L’injonction soudaine de nous distancier socialement, de rester chez nous, de nous isoler, nous a renvoyés à nous-mêmes, mais nous a précipités vers une vie numérique qui s’est organisée très rapidement. Ces outils digitaux, bien plus que de simples instruments de communication, nous permettent, malgré tout, une vie sociale par écran interposés : continuer à travailler, nous informer, acheter, nous distraire, apprendre…Nous répondons à cette situation inédite par de nouveaux modes de vie et de nouvelles pratiques s’installent, venant renforcer nos comportements déjà numérisés. De quoi faire peur aux purs retailers et enchanter les DNVB. Les marques aujourd’hui sont encore en état de sidération face à l’effondrement des dispositifs si bien huilés. Leur communication se fait de plus en plus rare et difficile : quel discours adopter ? Comment ne pas couper le lien ? À l’instar de Coca-Cola, certaines marques vont annuler leurs campagnes de publicité mais pas leur communication. Le brand content vient au secours des marques mais quel discours, quel contenu ?

La consommation mode en berne

Si beaucoup de e-shop mode sont restés ouverts et offraient la possibilité de livrer un tee-shirt, une robe… la polémique qui a agité Amazon n’est pas restée sans conséquence. La question des biens essentiels s’est rapidement posée et le géant de la vente en ligne a très vite changé son approche commerciale : depuis le 23 mars Amazon a restreint ses livraisons en France sur les « produits non essentiels » en réaction aux mesures de confinements et à la mobilisation de ses salariés. Petit à petit la question éthique de la protection des humains à la chaîne logistique a engagé un grand nombre de marques à fermer leur shop online où à décaler les livraisons à « l’après ». Dans notre société de l’immédiateté ces décisions ont de facto affaiblit les achats mode en ligne.

Demain (ne) sera (pas) parfait

Confinés en famille, confinés seuls, chacun attend la fin de cette période et promet de célébrer ce moment. Assignés à résidence, individus, citoyens, consommateurs espèrent un demain qu’ils savent difficile mais dont ils rêvent. Un demain symbole : celui d’une liberté retrouvée. Cependant il y a fort à parier que l’après-confinement se fera par étapes afin d’éviter une deuxième vague et que l’inquiétude sera latente.

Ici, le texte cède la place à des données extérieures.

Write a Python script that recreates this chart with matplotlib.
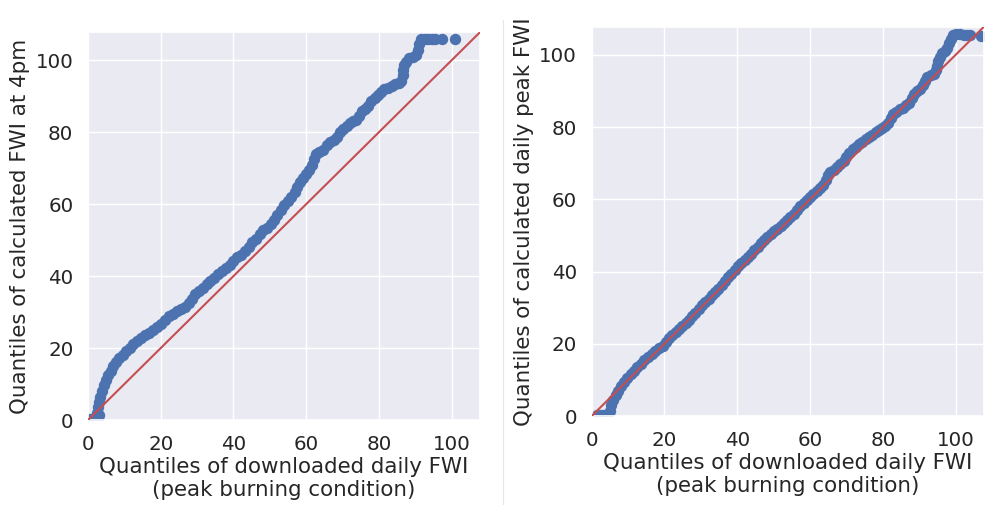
import numpy as np
import matplotlib
matplotlib.use("Agg")
import matplotlib.pyplot as plt
from matplotlib.lines import Line2D
import seaborn as sns

sns.set_theme(style="darkgrid")
plt.rcParams["font.family"] = ["DejaVu Sans"]

# quantile pairs: downloaded daily FWI (x) vs calculated FWI at 4pm (y)
q_download_4pm = [
    0.5, 1.3, 2.1, 2.8, 3.1, 2.4, 2.7, 3.0, 3.4, 3.9, 4.4, 5.0, 5.6, 6.3, 7.0,
    7.8, 8.6, 9.5, 10.5, 11.5, 12.5, 13.6, 14.7, 15.8, 16.9, 18.0, 19.1, 20.2,
    21.2, 22.3, 23.4, 24.5, 25.6, 26.7, 27.7, 28.6, 29.5, 30.5, 31.6, 32.6,
    33.6, 34.7, 35.8, 36.9, 38.0, 39.0, 40.0, 41.1, 42.2, 43.2, 44.2, 45.2,
    46.2, 47.2, 48.2, 49.3, 50.3, 51.2, 52.1, 53.0, 53.9, 54.9, 55.9, 56.8,
    57.6, 58.3, 59.1, 60.0, 60.9, 61.6, 62.1, 62.6, 63.6, 64.6, 65.6, 66.6,
    67.6, 68.5, 69.3, 70.2, 71.1, 72.0, 72.9, 73.8, 74.6, 75.3, 76.2, 77.1,
    77.9, 78.8, 79.7, 80.6, 81.5, 82.5, 83.5, 84.5, 85.5, 86.2, 86.5, 86.6,
    86.9, 87.5, 88.4, 89.3, 90.2, 90.8, 91.1, 91.6, 92.6, 93.5, 94.5, 95.5,
    97.3, 101.0,
]
q_calc_4pm = [
    0.2, 0.3, 0.3, 0.6, 1.5, 2.0, 3.5, 5.0, 6.5, 8.0, 9.6, 11.0, 12.4, 13.7,
    14.9, 16.0, 17.1, 18.1, 19.2, 20.1, 21.0, 21.9, 22.8, 23.6, 24.3, 25.0,
    25.8, 26.8, 27.8, 28.8, 29.6, 30.3, 30.9, 31.5, 32.4, 33.7, 35.0, 35.9,
    36.7, 37.7, 38.7, 39.6, 40.5, 41.3, 42.2, 43.2, 44.3, 45.2, 46.0, 47.0,
    48.2, 49.4, 50.4, 51.6, 52.8, 53.4, 54.4, 55.6, 57.0, 58.5, 59.8, 60.9,
    62.0, 63.3, 64.8, 66.2, 67.4, 68.5, 69.6, 71.0, 72.6, 74.0, 74.5, 75.0,
    76.3, 77.2, 77.8, 78.6, 80.0, 81.0, 81.8, 82.5, 83.0, 83.5, 84.4, 85.8,
    86.4, 87.3, 88.6, 89.6, 90.4, 91.2, 92.0, 92.3, 92.8, 93.4, 93.6, 94.2,
    95.8, 97.3, 98.6, 99.6, 100.5, 101.0, 101.5, 102.8, 104.5, 105.8, 105.8,
    105.8, 105.8, 105.8, 105.8, 105.8,
]

# quantile pairs: downloaded daily FWI (x) vs calculated daily peak FWI (y)
q_download_peak = [
    1.5, 2.5, 3.5, 4.5, 5.0, 5.3, 5.9, 6.6, 7.3, 8.1, 8.9, 9.8, 10.7, 11.6,
    12.5, 13.5, 14.5, 15.5, 16.5, 17.5, 18.5, 19.5, 20.4, 21.3, 22.2, 23.1,
    24.0, 24.9, 25.8, 26.7, 27.6, 28.5, 29.4, 30.3, 31.2, 32.1, 33.0, 33.9,
    34.8, 35.7, 36.6, 37.5, 38.4, 39.3, 40.2, 41.1, 42.0, 42.9, 43.8, 44.7,
    45.6, 46.5, 47.4, 48.3, 49.2, 50.1, 51.0, 51.9, 52.8, 53.7, 54.6, 55.5,
    56.4, 57.3, 58.2, 59.1, 60.0, 60.9, 61.8, 62.7, 63.6, 64.3, 64.9, 65.6,
    66.5, 67.4, 68.3, 69.2, 70.0, 70.8, 71.7, 72.6, 73.5, 74.4, 75.3, 76.2,
    77.1, 78.0, 78.9, 79.8, 80.7, 81.5, 82.2, 82.9, 83.7, 84.6, 85.5, 86.4,
    87.2, 87.9, 88.6, 89.4, 90.3, 91.0, 91.5, 92.2, 93.1, 94.0, 94.6, 94.9,
    95.2, 95.7, 96.3, 97.0, 97.7, 98.2, 98.6, 99.2, 100.2, 101.2, 102.2,
    103.2, 104.0, 106.9,
]
q_calc_peak = [
    0.2, 0.3, 0.3, 0.4, 1.5, 3.0, 4.5, 5.8, 7.0, 8.2, 9.4, 10.5, 11.5, 12.6,
    13.6, 14.5, 15.4, 16.3, 17.1, 17.9, 18.7, 19.5, 20.4, 21.5, 22.5, 23.3,
    24.1, 24.9, 25.7, 26.6, 27.6, 28.6, 29.6, 30.6, 31.6, 32.5, 33.4, 34.3,
    35.3, 36.3, 37.3, 38.4, 39.4, 40.4, 41.4, 42.3, 43.2, 44.0, 44.9, 45.9,
    46.9, 47.9, 48.7, 49.5, 50.3, 51.1, 51.9, 52.6, 53.4, 54.2, 55.1, 56.0,
    57.0, 58.1, 59.0, 59.8, 60.6, 61.4, 62.2, 63.0, 64.0, 65.3, 66.6, 67.6,
    68.2, 68.9, 69.7, 70.6, 71.7, 72.9, 73.9, 74.6, 75.2, 75.9, 76.6, 77.2,
    77.8, 78.5, 79.2, 79.7, 80.3, 81.2, 82.4, 83.5, 84.3, 84.9, 85.4, 86.0,
    86.8, 88.0, 89.2, 89.9, 90.5, 91.6, 92.8, 93.8, 94.3, 94.8, 95.8, 97.0,
    98.3, 99.5, 100.5, 101.2, 102.0, 103.2, 104.4, 105.5, 105.7, 105.7, 105.5,
    105.6, 105.4, 105.3,
]

xlabel = "Quantiles of downloaded daily FWI\n(peak burning condition)"
ylabels = ["Quantiles of calculated FWI at 4pm",
           "Quantiles of calculated daily peak FWI"]

fig = plt.figure(figsize=(9.99, 5.05), dpi=100)
ax1 = fig.add_axes([0.0881, 0.1683, 0.3924, 0.768])
ax2 = fig.add_axes([0.5923, 0.1762, 0.3927, 0.771])

panels = [(ax1, q_download_4pm, q_calc_4pm, ylabels[0]),
          (ax2, q_download_peak, q_calc_peak, ylabels[1])]

for ax, xq, yq, ylab in panels:
    ax.plot(xq, yq, "o", color="#4C72B0", markersize=8.2,
            markeredgewidth=0, zorder=2)
    ax.axline((0, 0), slope=1, color="#C44E52", linewidth=1.5, zorder=3)
    ax.set_xlim(0, 107.8)
    ax.set_ylim(0, 107.8)
    ax.set_xticks([0, 20, 40, 60, 80, 100])
    ax.set_yticks([0, 20, 40, 60, 80, 100])
    ax.tick_params(labelsize=14.3, pad=4.5, colors="#262626")
    ax.set_xlabel(xlabel, fontsize=15.4, color="#262626", labelpad=2.5)
    ax.set_ylabel(ylab, fontsize=15.4, color="#262626", labelpad=4)

# thin divider between the two saved panels
fig.add_artist(Line2D([0.5035, 0.5035], [0.0, 0.96], transform=fig.transFigure,
                      color="#e6e6e6", linewidth=0.8))

fig.savefig("out.png", dpi=100, facecolor="white")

Et puis viendra le temps de la reconstruction. Au-delà de l’inventaire des dégâts causés, il y aura celui des enseignements. Des conclusions révélées pendant cette période de confinement : la notion de besoins essentiels, la question du numérique, le sens du collectif, l’envie d’être ensemble, la nécessité d’une production sécurisée pour les humains, le sujet de la naturalité, le clean…

Cette crise pourrait ouvrir la porte à un rebondissement économique positif. Il est vraisemblable et souhaitable que le système intègre, après ce choc, une forte dimension écologique dans sa reconstruction : la mode durable devrait s’accélérer, la raison d’être devra être au cœur des dispositifs. Les marques de demain devront être encore plus agiles, elles devront aller au-devant des consommateurs, porter une nouvelle envie, de nouveaux désirs, co-construire avec leurs communautés et ainsi proposer un rêve responsable tenant compte des nouveaux insights post crise. L’espoir d’une nouvelle opportunité se dresse, comme une réponse à cette crise sanitaire sans précédent, celle d’un changement systémique.

Gare à l’instrumentalisation de la cause, la transparence est désormais incontournable.